The problem Check Array Formation Through Concatenation Leetcode Solution provided us with an array of arrays. Along with that we are also given a sequence. We are then told to find if we can somehow construct the given sequence using array of arrays. We can arrange the arrays in any order we want. But we cannot rearrange the elements inside the array. We are also told that the integers are unique in the array of arrays. So before taking a look at the solution, we must take a look at a few examples.
arr = [15,88], pieces = [[88],[15]]
true
Explanation: We can arrange the elements in reverse order. Thus the last array that is 15 will come in front. Similarly, the first element will go in back. This way we can form the given array.
arr = [91,4,64,78], pieces = [[78],[4,64],[91]]
true
Explanation: If we concatenate the last element first, then the middle array, and in the end the first array. This way we can get the required sequence.
Table of Contents
Approach for Check Array Formation Through Concatenation Leetcode Solution
The problem Check Array Formation Through Concatenation Leetcode Solution asked us to check whether we can get the required sequence from the array of arrays. The problem seems to be a recursive one, where we need to check all the possibilities. In a recursive manner, we first try to pick an array and then check if the current array is suitable then perform the same operation until we exhaust the sequence. But the advantage that we have here is unique elements. So, we simply check only the first element with the first element of arrays. Even checking this will make sure that we can go ahead with the picked array.
After picking an array, we traverse all the elements in it checking if the array has all the elements of the sequence until we exhaust it. After the exhaustion, the same process is repeated. If there is some mismatch in the element of the array and the sequence, we return false.

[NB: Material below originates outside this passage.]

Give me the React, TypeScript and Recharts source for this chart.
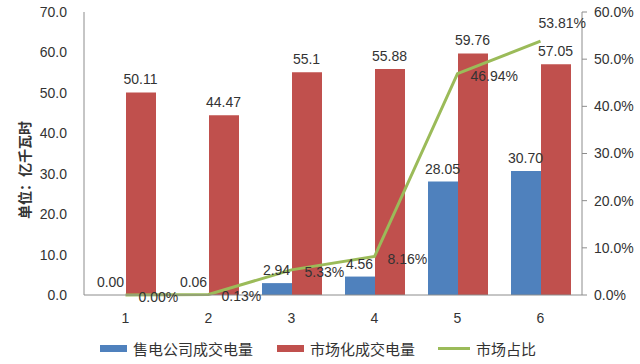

In the end, when we do not find any mismatch we return true.
Code for Check Array Formation Through Concatenation Leetcode Solution
C++ code
#include <bits/stdc++.h>
using namespace std;
bool canFormArray(vector<int>& arr, vector<vector<int>>& pieces) {
unordered_map<int,int> entry;
for(int i=0;i<pieces.size();i++)
entry[pieces[i][0]] = i;
int i = 0;
while(i < arr.size()){
if(entry.count(arr[i])){
vector<int> &piece = pieces[entry[arr[i]]];
for(auto x: piece)
if(x != arr[i++])
return false;
} else {
return false;
}
}
return true;
}
int main(){
vector<int> arr = {91, 4, 64, 78};
vector<vector<int>> pieces = {{78},{4,64},{91}};
cout<<(canFormArray(arr, pieces) ? "true" : "false");
}
true
Java code
import java.util.*;
import java.lang.*;
import java.io.*;
class Main
{
public static boolean canFormArray(int[] arr, int[][] pieces) {
HashMap<Integer, Integer> entry = new HashMap<Integer, Integer>();
for(int i=0;i<pieces.length;i++)
entry.put(pieces[i][0], i);
int i = 0;
while(i < arr.length){
if(entry.containsKey(arr[i])){
int n = pieces[entry.get(arr[i])].length;
int k = entry.get(arr[i]);
for(int j=0;j<n;j++)
if(pieces[k][j] != arr[i++])
return false;
} else {
return false;
}
}
return true;
}
public static void main (String[] args) throws java.lang.Exception {
int[] arr = {91, 4, 64, 78};
int[][] pieces = {{78},{4,64},{91}};
System.out.print(canFormArray(arr, pieces) ? "true" : "false");
}
}true
Complexity Analysis
Time Complexity
O(N), where N is the total number of elements in the given sequence. The time complexity has been reduced to linear because of the usage of HashMap.
Space complexity
O(M), where M is the number of the arrays in array of arrays.